[Stated exercise]: Only the lines from the start of the data below through the line that contains "ax.add_patch(mpatches.Rectangle((x0, y0), x1" are to be copied, exactly and without pictures.

[Recorded information]:
***

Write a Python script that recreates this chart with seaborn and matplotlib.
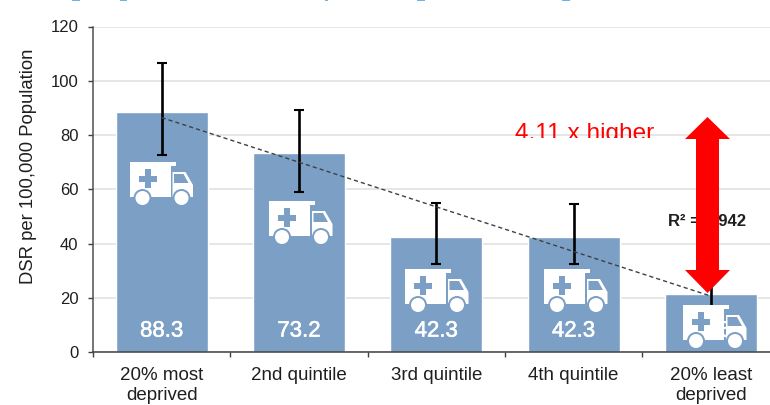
import matplotlib
matplotlib.use('Agg')
import matplotlib.pyplot as plt
import matplotlib.patches as mpatches
import matplotlib.patheffects as pe
from matplotlib.transforms import Affine2D, Bbox
import numpy as np
import seaborn as sns

categories = ['20% most\ndeprived', '2nd quintile', '3rd quintile', '4th quintile', '20% least\ndeprived']
dsr = [88.3, 73.2, 42.3, 42.3, 21.5]
ci_low = [72.6, 59.1, 32.4, 32.4, 16.5]
ci_high = [106.4, 89.2, 55.0, 54.5, 27.9]
y_ticks = [0, 20, 40, 60, 80, 100, 120]

BAR_COL = '#7c9fc6'
TEXT_COL = '#1f1f1f'

sns.set_theme(style='ticks')
plt.rcParams['font.family'] = ['Liberation Sans', 'DejaVu Sans']

W, H = 770, 405
fig = plt.figure(figsize=(W / 100, H / 100), dpi=100)
ax = fig.add_axes([93 / W, (H - 352) / H, (W - 93) / W, 325.5 / H])

# picture pixels, y down from the top edge
PIX = Affine2D().scale(1, -1).translate(0, H)


def px_box(x0, y0, x1, y1, **kw):
	ax.add_patch(mpatches.Rectangle((x0, y0), x1 - x0, y1 - y0, transform=PIX, **kw))


def draw_ambulance(x, top):
	# icon is 64x43 px, drawn in picture pixels, white with bar coloured details
	kw = dict(fc='white', ec='none', zorder=5, clip_on=False)
	px_box(x, top, x + 46, top + 4, **kw)
	px_box(x, top, x + 41, top + 35, **kw)
	ax.add_patch(mpatches.Polygon([(x + 43, top + 10), (x + 56, top + 10), (x + 63.5, top + 23),
		(x + 63.5, top + 35), (x + 43, top + 35)], transform=PIX, **kw))
	blue = dict(fc=BAR_COL, ec='none', zorder=6)
	ax.add_patch(mpatches.Polygon([(x + 44.5, top + 12), (x + 54, top + 12), (x + 59, top + 21),
		(x + 44.5, top + 21)], transform=PIX, **blue))
	px_box(x + 15, top + 7, x + 21, top + 26, **blue)
	px_box(x + 9, top + 14, x + 27, top + 20, **blue)
	for cx in (13, 52):
		ax.add_patch(mpatches.Circle((x + cx, top + 36), 9, transform=PIX, **blue))
		ax.add_patch(mpatches.Circle((x + cx, top + 36), 7, transform=PIX, fc='white', ec='none', zorder=7))


sns.barplot(x=list(range(5)), y=dsr, color=BAR_COL, saturation=1, width=0.67, ax=ax, native_scale=True, zorder=2)
ax.set_xlim(-0.5, 4.431)
ax.set_ylim(0, 120)

pos = np.arange(5)
dsr_arr = np.array(dsr)
ax.errorbar(pos, dsr_arr, yerr=[dsr_arr - np.array(ci_low), np.array(ci_high) - dsr_arr], fmt='none',
	ecolor='black', elinewidth=1.9, capsize=3.3, capthick=1.5, zorder=3)
sns.regplot(x=pos, y=dsr_arr, scatter=False, ci=None, ax=ax,
	line_kws=dict(color='#404040', lw=1, ls=(0, (3, 2.2)), zorder=4))

ax.set_yticks(y_ticks)
ax.yaxis.grid(True, color='#e2e2e2', lw=1.2)
ax.set_axisbelow(True)
ax.set_xticks(pos, categories)
ax.set_xticks(np.arange(-0.5, 4.5), minor=True)
ax.tick_params(axis='x', which='major', length=0, pad=11, labelsize=13.5, labelcolor=TEXT_COL)
ax.tick_params(axis='x', which='minor', length=3.6, width=1, color='#404040')
ax.tick_params(axis='y', length=3.6, width=1, pad=7, color='#404040', labelsize=12, labelcolor=TEXT_COL)
for lab in ax.get_xticklabels():
	lab.set_linespacing(1.2)
ax.set_xlabel('')
ax.set_ylabel('DSR per 100,000 Population', fontsize=13.3, color=TEXT_COL, labelpad=0)
ax.yaxis.set_label_coords(-0.082, 0.571)
sns.despine(ax=ax)
ax.spines['left'].set_color('#505050')
ax.spines['bottom'].set_color('#404040')
ax.spines['left'].set_linewidth(1.1)
ax.spines['bottom'].set_linewidth(1.1)

for i, v in enumerate(dsr):
	ax.text(i, 7.7, f'{v:.1f}', ha='center', va='center', color='white', fontsize=16, zorder=4,
		path_effects=[pe.withStroke(linewidth=0.4, foreground='white')])

for x, top in zip([129.5, 269, 405, 544, 683], [162, 201, 269, 269, 305]):
	draw_ambulance(x, top)

ax.text(668, 222, 'R² = 0.942', transform=PIX, fontsize=12, fontweight='bold', color=TEXT_COL, va='center', ha='left', zorder=5)

note = ax.text(515, 134.3, '4.11 x higher', transform=PIX, fontsize=17.6, color='#ff0000', va='center', ha='left', zorder=5)
note.set_clip_box(Bbox([[500, H - 138], [670, H - 100]]))
note.set_clip_on(True)

# double arrow between the two end quintiles
xc = 707.5
arrow = [(xc, 117), (xc + 22.5, 139), (xc + 11.5, 139), (xc + 11.5, 270), (xc + 22.5, 270), (xc, 293),
	(xc - 22.5, 270), (xc - 11.5, 270), (xc - 11.5, 139), (xc - 22.5, 139)]
ax.add_patch(mpatches.Polygon(arrow, transform=PIX, fc='#ff0000', ec='none', zorder=8))

# bottoms of the cropped heading left at the top edge of the picture
for x0, x1 in [(72, 80), (120, 127), (325, 328), (417, 425), (562, 570)]:
	fig.add_artist(mpatches.Rectangle((x0, 0), x1 - x0, 1, transform=PIX, fc='#6db3e4', ec='none'))

plt.savefig('out.png', dpi=100)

***

[Exercise answer]:
Write a Python script that recreates this chart with seaborn and matplotlib.
import matplotlib
matplotlib.use('Agg')
import matplotlib.pyplot as plt
import matplotlib.patches as mpatches
import matplotlib.patheffects as pe
from matplotlib.transforms import Affine2D, Bbox
import numpy as np
import seaborn as sns

categories = ['20% most\ndeprived', '2nd quintile', '3rd quintile', '4th quintile', '20% least\ndeprived']
dsr = [88.3, 73.2, 42.3, 42.3, 21.5]
ci_low = [72.6, 59.1, 32.4, 32.4, 16.5]
ci_high = [106.4, 89.2, 55.0, 54.5, 27.9]
y_ticks = [0, 20, 40, 60, 80, 100, 120]

BAR_COL = '#7c9fc6'
TEXT_COL = '#1f1f1f'

sns.set_theme(style='ticks')
plt.rcParams['font.family'] = ['Liberation Sans', 'DejaVu Sans']

W, H = 770, 405
fig = plt.figure(figsize=(W / 100, H / 100), dpi=100)
ax = fig.add_axes([93 / W, (H - 352) / H, (W - 93) / W, 325.5 / H])

# picture pixels, y down from the top edge
PIX = Affine2D().scale(1, -1).translate(0, H)


def px_box(x0, y0, x1, y1, **kw):
	ax.add_patch(mpatches.Rectangle((x0, y0), x1 - x0, y1 - y0, transform=PIX, **kw))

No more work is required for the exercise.